Heritage preservation and the arts

by Jini Stolk

Matera is a beautiful city in southern Italy, whose Romanesque cathedral overlooks a deep ravine lined with ancient cave dwellings, which may have been human settlements from as long ago as 7,000 B.C. These sassi were inhabited until the 1960’s when their unhealthy living conditions and poverty became known as “the shame of Italy” and their inhabitants were forcefully relocated. Officials planned to destroy the sassi but recently artists, artisans, internet start-ups and a few restaurants and boutique hotels began reviving these stunning and remarkable neighbourhoods. Matera was recently declared the European Capital of Culture for 2019.

matera

Craco is another smaller town in the southern Italian region of Basilicata. Like Matera it’s built on a steep summit, in cascading levels joined by narrow and precipitous stairways. Unlike Matera, its ancient storefronts, houses and palaces have settled into decay following disastrous landslides in the mid-1900s. Complicated ownership issues make the repairs and upkeep that could have saved the town impossible. Craco is, heartbreakingly, returning to rubble.

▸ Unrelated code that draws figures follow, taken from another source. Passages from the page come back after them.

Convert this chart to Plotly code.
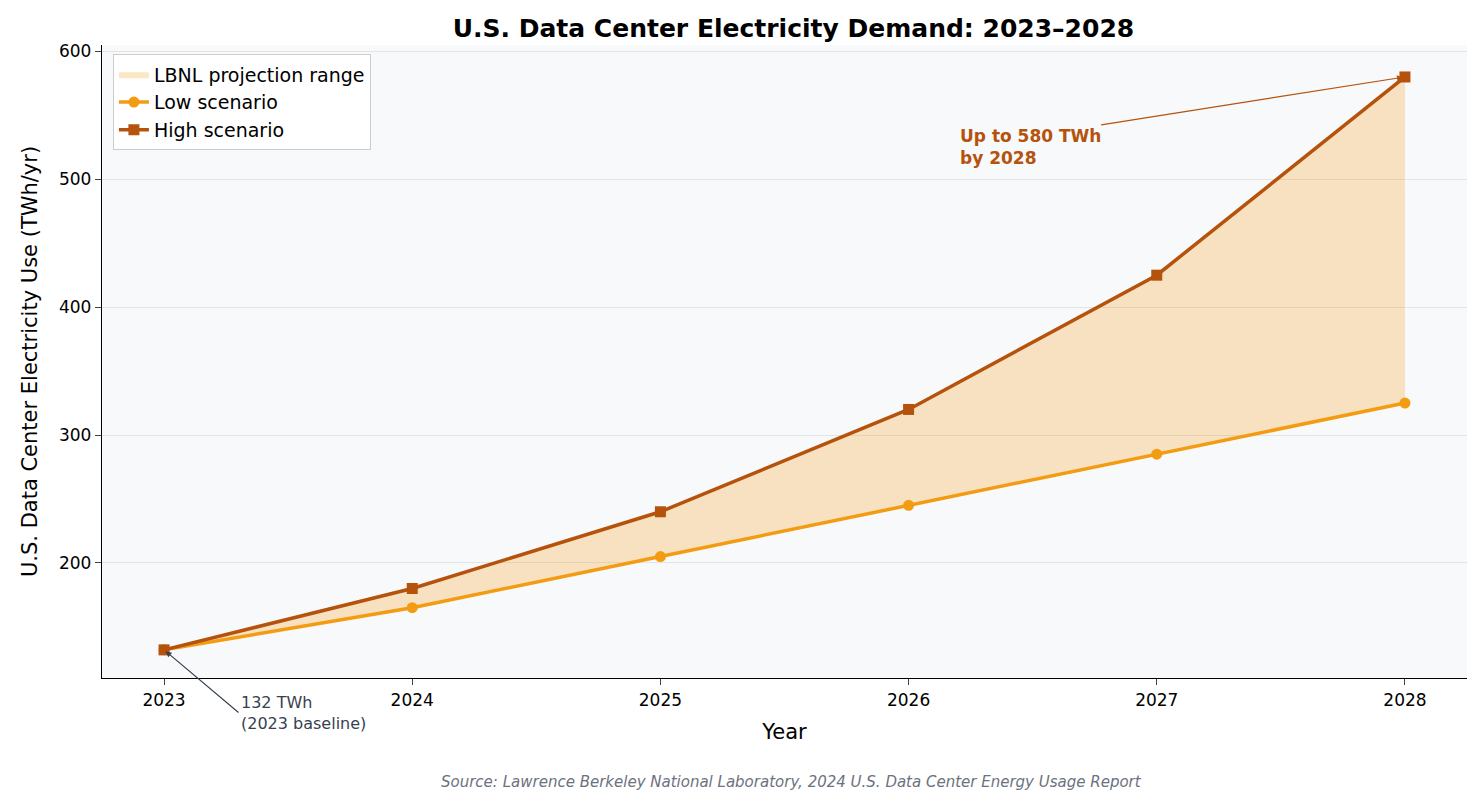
import plotly.graph_objects as go

years = [2023, 2024, 2025, 2026, 2027, 2028]
low = [132, 165, 205, 245, 285, 325]
high = [132, 180, 240, 320, 425, 580]
yticks = [200, 300, 400, 500, 600]

LOW_C = "#f39c12"
HIGH_C = "#b5520c"
FONT = "DejaVu Sans"

fig = go.Figure()
fig.add_trace(go.Scatter(x=years, y=low, mode="lines", line=dict(width=0), showlegend=False, hoverinfo="skip"))
fig.add_trace(go.Scatter(x=years, y=high, mode="lines", line=dict(width=0), fill="tonexty",
                         fillcolor="rgba(243,156,18,0.25)", name="LBNL projection range"))
fig.add_trace(go.Scatter(x=years, y=low, mode="lines+markers", name="Low scenario",
                         line=dict(color=LOW_C, width=3.5), marker=dict(symbol="circle", size=11, color=LOW_C)))
fig.add_trace(go.Scatter(x=years, y=high, mode="lines+markers", name="High scenario",
                         line=dict(color=HIGH_C, width=3.5), marker=dict(symbol="square", size=11, color=HIGH_C)))

fig.add_annotation(x=2028, y=580, ax=2026.2, ay=525, axref="x", ayref="y", xref="x", yref="y",
                   text="<b>Up to 580 TWh<br>by 2028</b>", showarrow=True, arrowhead=2, arrowsize=1,
                   arrowwidth=1.2, arrowcolor=HIGH_C, font=dict(color=HIGH_C, size=17, family=FONT),
                   xanchor="left", yanchor="middle", align="left", standoff=2)
fig.add_annotation(x=2023, y=132, ax=2023.3, ay=83, axref="x", ayref="y", xref="x", yref="y",
                   text="132 TWh<br>(2023 baseline)", showarrow=True, arrowhead=2, arrowwidth=1.2,
                   arrowcolor="#374151", font=dict(color="#374151", size=16, family=FONT),
                   xanchor="left", yanchor="middle", align="left", standoff=2)
fig.add_annotation(x=0.505, y=-0.164, xref="paper", yref="paper", showarrow=False, yanchor="middle",
                   text="<i>Source: Lawrence Berkeley National Laboratory, 2024 U.S. Data Center Energy Usage Report</i>",
                   font=dict(color="#6b7280", size=15, family=FONT))

fig.update_layout(
    width=1482, height=806,
    margin=dict(l=94, r=23, t=37, b=136),
    paper_bgcolor="white", plot_bgcolor="#f8f9fb",
    font=dict(family=FONT, size=16, color="black"),
    title=dict(text="<b>U.S. Data Center Electricity Demand: 2023–2028</b>", x=0.53, xanchor="center",
               y=0.975, yanchor="middle", font=dict(size=25, family=FONT)),
    legend=dict(x=0.008, y=0.985, xanchor="left", yanchor="top", bgcolor="rgba(255,255,255,0.9)",
                bordercolor="#cccccc", borderwidth=1, font=dict(size=19), traceorder="normal"),
    xaxis=dict(range=[2022.75, 2028.25], tickvals=years, ticktext=[str(y) for y in years],
               title=dict(text="Year", font=dict(size=21)), showgrid=False, showline=True,
               linecolor="black", linewidth=1.3, ticks="outside", ticklen=6, tickfont=dict(size=17), zeroline=False),
    yaxis=dict(range=[110, 605], tickvals=yticks, title=dict(text="U.S. Data Center Electricity Use (TWh/yr)", font=dict(size=21)),
               showgrid=True, gridcolor="#e2e4e8", showline=True, linecolor="black", linewidth=1.3,
               ticks="outside", ticklen=6, tickfont=dict(size=17), zeroline=False),
)
fig.write_html("out.html")
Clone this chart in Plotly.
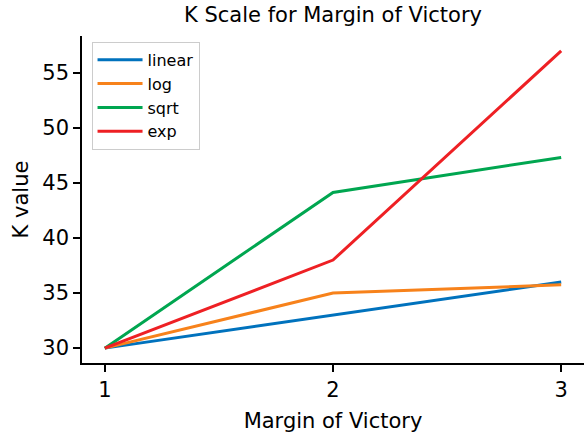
import plotly.graph_objects as go

# Margin of victory values and the K factor produced by each scaling rule
margin = [1, 2, 3]
k_linear = [30, 33, 36]
k_log = [30, 35, 35.75]
k_sqrt = [30, 44.14, 47.32]
k_exp = [30, 38, 57]

series = [
    ("linear", k_linear, "#0072BD"),
    ("log", k_log, "#F7821B"),
    ("sqrt", k_sqrt, "#00A650"),
    ("exp", k_exp, "#EE2024"),
]

FONT = "DejaVu Sans"

fig = go.Figure()
for name, vals, color in series:
    fig.add_trace(go.Scatter(
        x=margin, y=vals, name=name, mode="lines",
        line=dict(color=color, width=3),
    ))

fig.update_layout(
    width=584, height=437,
    margin=dict(l=82, r=0, t=36, b=74),
    paper_bgcolor="white", plot_bgcolor="white",
    font=dict(family=FONT, color="black"),
    title=dict(
        text="K Scale for Margin of Victory",
        x=0.5, xref="paper", xanchor="center",
        y=1 - 15 / 437, yref="container", yanchor="middle",
        font=dict(size=21, family=FONT),
    ),
    legend=dict(
        x=0.019, y=0.982, xanchor="left", yanchor="top",
        bgcolor="rgba(255,255,255,0.85)", bordercolor="#cccccc", borderwidth=1,
        font=dict(size=16, family=FONT),
        itemwidth=45,
        tracegroupgap=0,
    ),
    showlegend=True,
)

fig.update_xaxes(
    range=[0.9, 3.1], tickvals=[1, 2, 3], ticktext=["1", "2", "3"],
    showgrid=False, zeroline=False,
    showline=True, linecolor="black", linewidth=1.5,
    ticks="outside", ticklen=7, tickwidth=1.5, tickcolor="black",
    tickfont=dict(size=21, family=FONT),
    title=dict(text="Margin of Victory", font=dict(size=21, family=FONT), standoff=12),
)
fig.update_yaxes(
    range=[28.65, 58.35], tickvals=[30, 35, 40, 45, 50, 55],
    showgrid=False, zeroline=False,
    showline=True, linecolor="black", linewidth=1.5,
    ticks="outside", ticklen=7, tickwidth=1.5, tickcolor="black",
    tickfont=dict(size=21, family=FONT),
    title=dict(text="K value", font=dict(size=21, family=FONT), standoff=8),
)

fig.write_html("out.html")
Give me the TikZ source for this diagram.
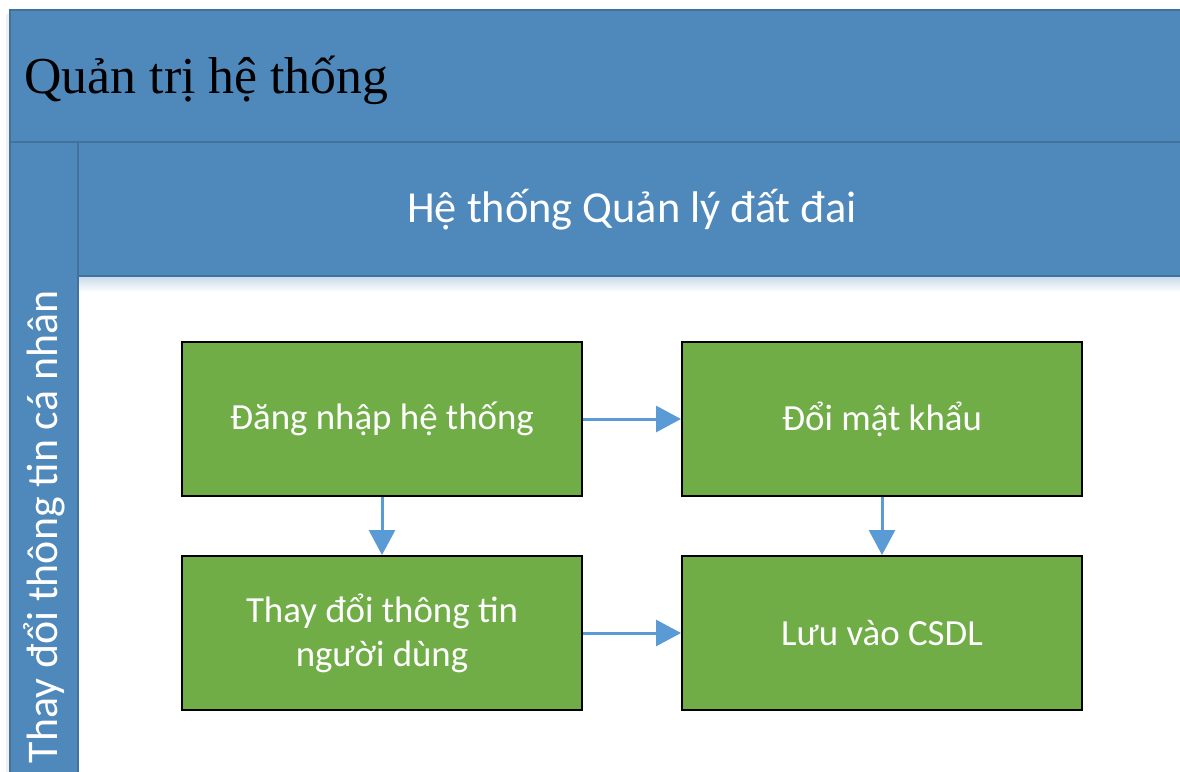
\documentclass[tikz,border=0pt]{standalone}
\usepackage{fontspec}
\setmainfont{Carlito}
\newfontfamily\titlefont{Liberation Serif}
\usetikzlibrary{arrows.meta,positioning}
\definecolor{lanblue}{HTML}{4F88BB}
\definecolor{lanedge}{HTML}{41719C}
\definecolor{stepgreen}{HTML}{70AD47}
\definecolor{flowblue}{HTML}{5B9BD5}

\begin{document}
\begin{tikzpicture}[x=1bp,y=-1bp,
  stepbox/.style={draw=black,line width=2bp,fill=stepgreen,text=white,
    minimum width=400bp,minimum height=154bp,align=center,
    font=\fontsize{37}{44}\selectfont},
  flow/.style={flowblue,line width=3bp,-{Triangle[length=25bp,width=26bp]}},
  band/.style={fill=lanblue,draw=lanedge,line width=2bp}]
  \useasboundingbox (0,0) rectangle (1180,772);
  \clip (0,0) rectangle (1180,772);
  % pool and lanes
  \fill[black!6] (6,14) rectangle (1190,790);
  \filldraw[band] (10,10) rectangle (1200,142);
  \filldraw[band] (10,142) rectangle (78,790);
  \filldraw[band] (78,142) rectangle (1200,276);
  \fill[white] (79,277) rectangle (1200,790);
  \shade[top color=lanblue!30,bottom color=white] (79,277) rectangle (1200,292);
  \node[anchor=west,font=\titlefont\fontsize{52}{62}\selectfont] (pool) at (21,80) {Quản trị hệ thống};
  \node[text=white,font=\fontsize{44.5}{52}\selectfont] (system) at (632,210) {Hệ thống Quản lý đất đai};
  \node[text=white,rotate=90,font=\fontsize{44}{52}\selectfont] (lane) at (44,527) {Thay đổi thông tin cá nhân};
  % steps
  \node[stepbox] (login) at (382,419) {Đăng nhập hệ thống};
  \node[stepbox,right=98bp of login] (passwd) {Đổi mật khẩu};
  \node[stepbox,below=58bp of login] (profile) {Thay đổi thông tin\\người dùng};
  \node[stepbox,right=98bp of profile] (save) {Lưu vào CSDL};
  % flows
  \draw[flow] (login) -- (passwd);
  \draw[flow] (login) -- (profile);
  \draw[flow] (passwd) -- (save);
  \draw[flow] (profile) -- (save);
\end{tikzpicture}
\end{document}
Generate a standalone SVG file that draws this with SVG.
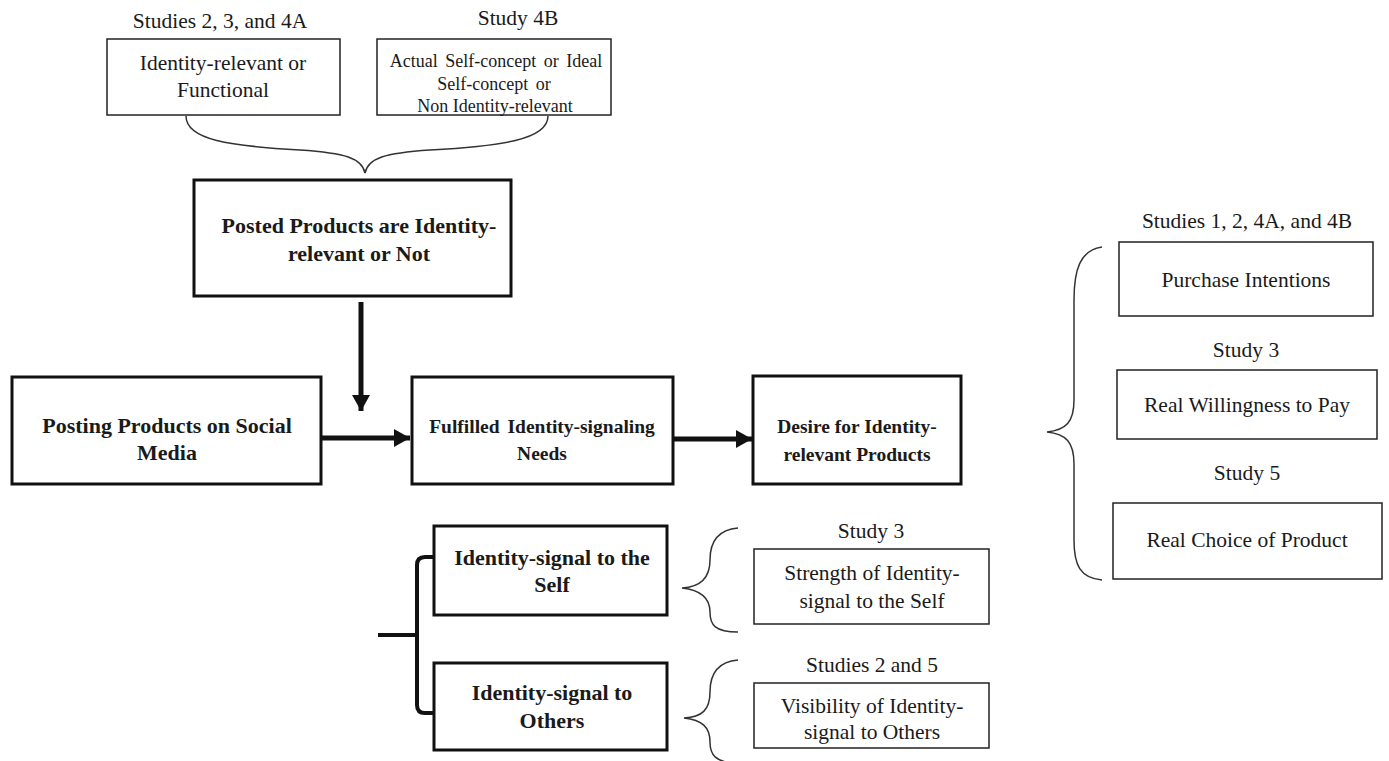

I mention these things because Toronto still hasn’t recognized in any meaningful way that Toronto’s cultural organizations are its most important heritage caretakers. Toronto has no policy of support for renovating or upgrading even City-owned heritage cultural spaces even though the City’s balance sheet benefits from any increase to these buildings’ value. This shows a lack of appreciation as well as a lack of imagination about the advantages of filling Toronto with lively arts centres in beautifully restored heritage buildings.

Tafelmusik, Young People’s Theatre, Factory Theatre, Toronto Dance Theatre, Theatre Passe Muraille and the Theatre Centre, among many others, have renovated and revived former churches, industrial or municipal buildings – which have been reborn for public use thanks to arts companies. Through their hard work and the work of their volunteer boards and capital campaign committees, arts organizations have brought significant government and private funds into saving neighbourhood heritage spaces, and into the improvement of City-owned heritage assets (saving the City millions in long-term maintenance and capital improvement costs, by the way.)

Partners for Sacred Places in the States, notes that “Across America, many places of worship suffer from declining attendance…and the burdens of aging, under-maintained, and over-scaled places of worship.” The solution, increasingly, is to open the doors of older churches and invite artists and nonprofit arts organizations—many of whom have neither the need nor the resources to own real estate—to share these “hallowed spaces, breaking down barriers with neighbors and paying the heating bills.”

I recently spoke with Alex Corey, a Canadian graduate student pursuing a Master’s degree in historic preservation at Columbia University. His thesis was about the lack of tools and support to non-profit organizations in Canada – as compared to those available in the US and UK – to acquire surplus federal heritage buildings. Alex has proposed that transferring underused heritage buildings to nonprofit organizations should be a recognized heritage conservation activity, which would likely result in the buildings being better preserved than if they were sold to a private individual or organization. Brian Anthony, former ED of the Heritage Canada Foundation, wrote in a recent Letter to the Editor in the Globe and Mail: “Canada does not have an enviable track record of preserving its built heritage…The federal government’s best architectural gift to us all for Canada 150 would be the tax incentives and regulatory safeguards to preserve our built heritage for future organizations.”

The Ontario Nonprofit Network’s submission to the Province’s Advisory Group on Community Hubs (which have great potential to provide space for groups of cultural/non-profit organizations), contained many excellent recommendations including that each hub’s purpose and design should emerge from the needs and priorities of local communities; that a hubs framework should address the need for predictable and sustainable capital investment; that the Province should expand the surplus public lands registry (operated by ONN for nonprofits) to include surplus lands from the broader public sector, including school boards; that the province should support school boards, municipalities, and the nonprofit sector to work together on long-term planning for the use of school space; and that the province should institute a program to transfer heritage properties to community nonprofits. These would all be wonderful initiatives. Here’s hoping.

In the meantime:

Toronto arts groups seeking to renovate or repair their heritage spaces now have access to the well-used and invaluable Culture Build Investment Program, which granted around $330,000 in 2015 to help bring cultural facilities closer to a state of good repair. Toronto Heritage Grants offer small grants to help preserve heritage buildings.

The Toronto Arts Council’s Animating Historic Sites and Museums Program, now in its second year, provides wonderful opportunities for artists to animate five Toronto heritage sites and the Royal Ontario Museum, bringing together art, history and historic built form.

ArtsBuild’s Bricks&Mortar database houses the profiles, needs and plans of arts organizations and their facilities across the province.